It turns out that within each round of radix sort, we can take advantage of parallelism. We need to reorder the keys (in a stable manner) according to the relevant bit. The simplest to do this in parallel would be as follows:
/* perform one round of radix-sort on the given input
* sequence, returning a new sequence reordered according
* to the kth bit */
function radixRound(input, k):
front = filter(input, kth bit is zero)
back = filter(input, kth bit is one)
return concatenate(front, back)
In this approach, on each round, we "filter" the sequence twice. The first filter selects the subsequence of elements whose kth bit is zero. The second filter similarly selects the elements whose kth bit is one. We then complete the round by returning the concatenation of these two sequences.
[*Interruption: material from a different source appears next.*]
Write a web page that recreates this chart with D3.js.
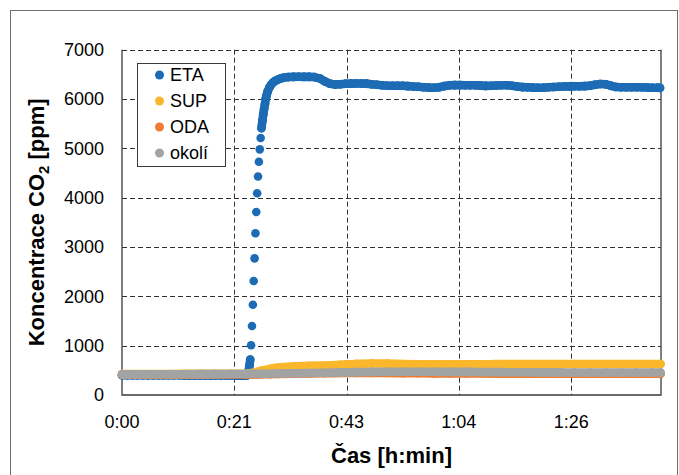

Here's a trace of your small example:
round 0:
input = [101, 110, 011, 001, 111]
front = [110]
back = [101, 011, 001, 111]
round 1:
input = [110, 101, 011, 001, 111]
front = [101, 001]
back = [110, 011, 111]
round 2:
input = [101, 001, 110, 011, 111]
front = [001, 011]
back = [101, 110, 111]
round 3:
input = [001, 011, 101, 110, 111]
(done)
Now all we have to do is explain how to do filter
and concatenate
in parallel. Assuming sequences are just implemented as arrays, concatenate
is pretty simple. All we have to do is allocate an output array of the appropriate size and then, in parallel, write all the elements out to this new array:
function concatenate(a, b):
n = length(a)
m = length(b)
result = allocate(n+m)
for i from 0 to n+m do in parallel:
if i < n:
result[i] = a[i]
else:
result[i] = b[i-n]
return result
Implementing filter
in parallel is not so immediately obvious. The basic idea which is typically used in practice is to do a parallel prefix sum to count, at each position, how many elements satisfy the predicate preceding that position. This gives you the index of each surviving element of the output, so that in parallel you can write them into an output array.
With this implementation, you can do each round of radix sort in $O(n)$ work and $O(\log n)$ parallel time. This gives you a work-efficient radix sort with total work $O(wn)$ and parallel time $O(w \log(n))$, assuming a bit width of $w$. In practice, you would want to optimize this implementation to not allocate too many intermediate arrays, and to hopefully only make a single "pass" over the input on each round.